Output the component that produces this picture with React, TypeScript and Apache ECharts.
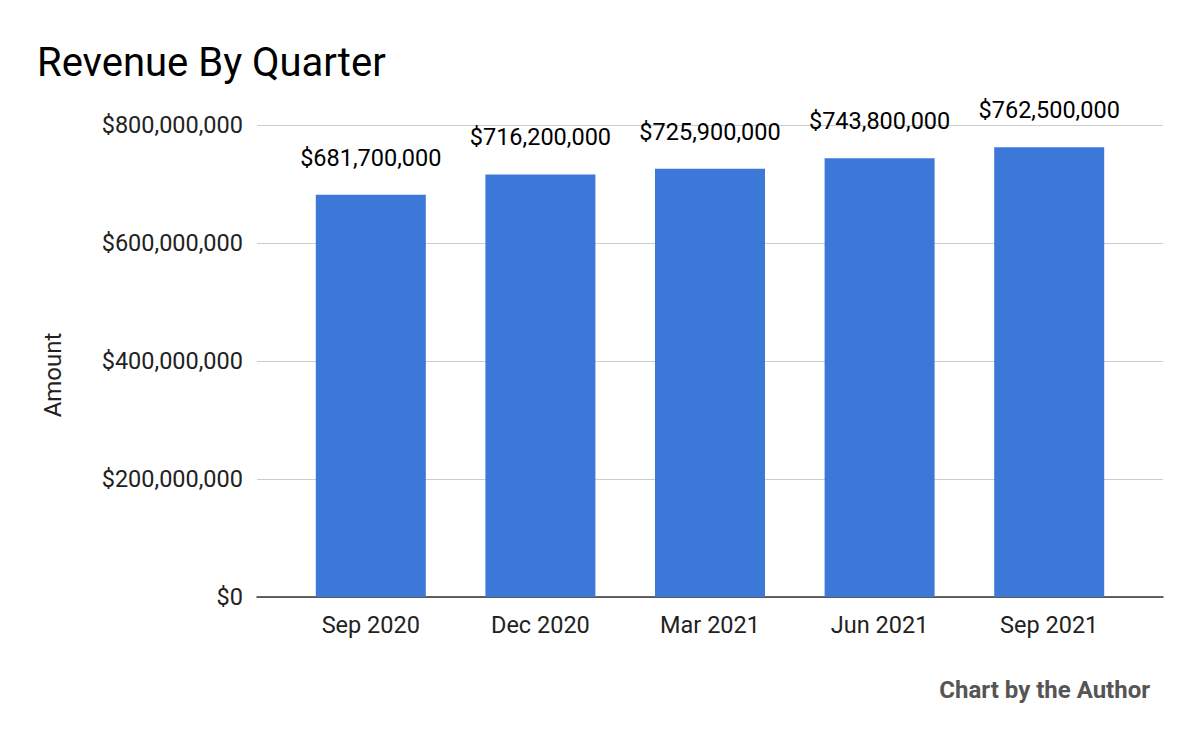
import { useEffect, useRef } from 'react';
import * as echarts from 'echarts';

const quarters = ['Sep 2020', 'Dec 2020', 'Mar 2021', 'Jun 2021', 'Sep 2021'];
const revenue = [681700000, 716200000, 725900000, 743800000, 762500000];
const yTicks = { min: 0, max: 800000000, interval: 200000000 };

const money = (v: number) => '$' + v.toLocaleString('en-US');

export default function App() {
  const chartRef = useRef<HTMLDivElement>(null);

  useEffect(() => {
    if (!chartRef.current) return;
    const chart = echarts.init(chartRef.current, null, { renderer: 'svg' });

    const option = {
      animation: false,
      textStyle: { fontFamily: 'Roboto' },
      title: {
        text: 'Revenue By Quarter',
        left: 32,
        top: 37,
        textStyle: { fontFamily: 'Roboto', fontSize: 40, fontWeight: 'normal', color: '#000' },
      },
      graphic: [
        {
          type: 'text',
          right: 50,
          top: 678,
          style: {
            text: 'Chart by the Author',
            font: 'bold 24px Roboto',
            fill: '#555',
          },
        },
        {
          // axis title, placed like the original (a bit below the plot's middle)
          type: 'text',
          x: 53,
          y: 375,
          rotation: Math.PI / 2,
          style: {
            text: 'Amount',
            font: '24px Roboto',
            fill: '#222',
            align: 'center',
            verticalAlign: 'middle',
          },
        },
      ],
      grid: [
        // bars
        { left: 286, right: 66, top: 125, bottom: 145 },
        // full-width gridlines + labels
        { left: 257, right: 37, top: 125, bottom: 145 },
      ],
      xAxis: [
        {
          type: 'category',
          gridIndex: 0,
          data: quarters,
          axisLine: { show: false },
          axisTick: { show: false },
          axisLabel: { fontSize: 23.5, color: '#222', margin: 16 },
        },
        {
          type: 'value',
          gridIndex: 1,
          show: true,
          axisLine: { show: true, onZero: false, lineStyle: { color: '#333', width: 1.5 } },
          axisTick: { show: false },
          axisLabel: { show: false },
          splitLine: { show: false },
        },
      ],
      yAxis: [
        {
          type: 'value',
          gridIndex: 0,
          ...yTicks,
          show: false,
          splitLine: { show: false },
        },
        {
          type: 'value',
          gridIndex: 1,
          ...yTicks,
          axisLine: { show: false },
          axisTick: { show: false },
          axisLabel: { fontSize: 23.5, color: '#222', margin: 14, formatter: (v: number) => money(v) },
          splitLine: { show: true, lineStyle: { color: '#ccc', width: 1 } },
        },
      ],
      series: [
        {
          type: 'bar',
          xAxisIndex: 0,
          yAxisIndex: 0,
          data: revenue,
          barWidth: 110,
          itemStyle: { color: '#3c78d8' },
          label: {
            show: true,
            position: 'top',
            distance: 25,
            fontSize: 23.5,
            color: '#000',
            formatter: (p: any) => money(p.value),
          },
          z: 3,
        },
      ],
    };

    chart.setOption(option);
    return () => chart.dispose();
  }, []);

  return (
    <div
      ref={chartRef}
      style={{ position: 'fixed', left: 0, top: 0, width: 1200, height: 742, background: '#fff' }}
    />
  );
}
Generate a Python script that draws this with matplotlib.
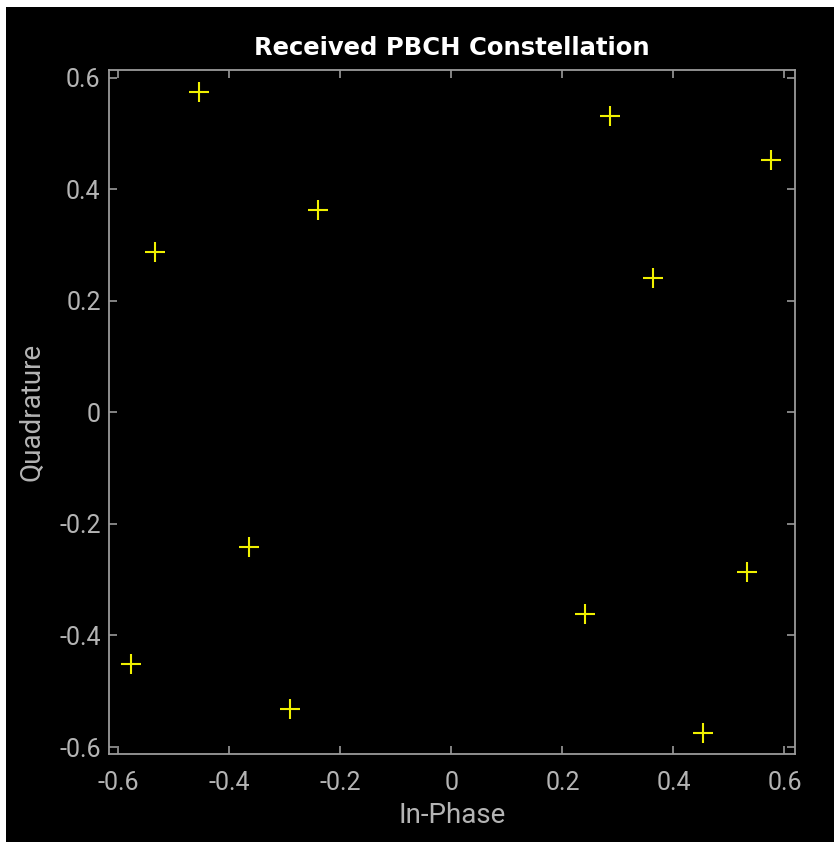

▸ **Exercise directions**:
Pictures are excluded: retype only the lines from the beginning of the listing above through the line with "import * as echarts from 'echarts';", both included.

▸ **Task solution**:
Output the component that produces this picture with React, TypeScript and Apache ECharts.
import { useEffect, useRef } from 'react';
import * as echarts from 'echarts';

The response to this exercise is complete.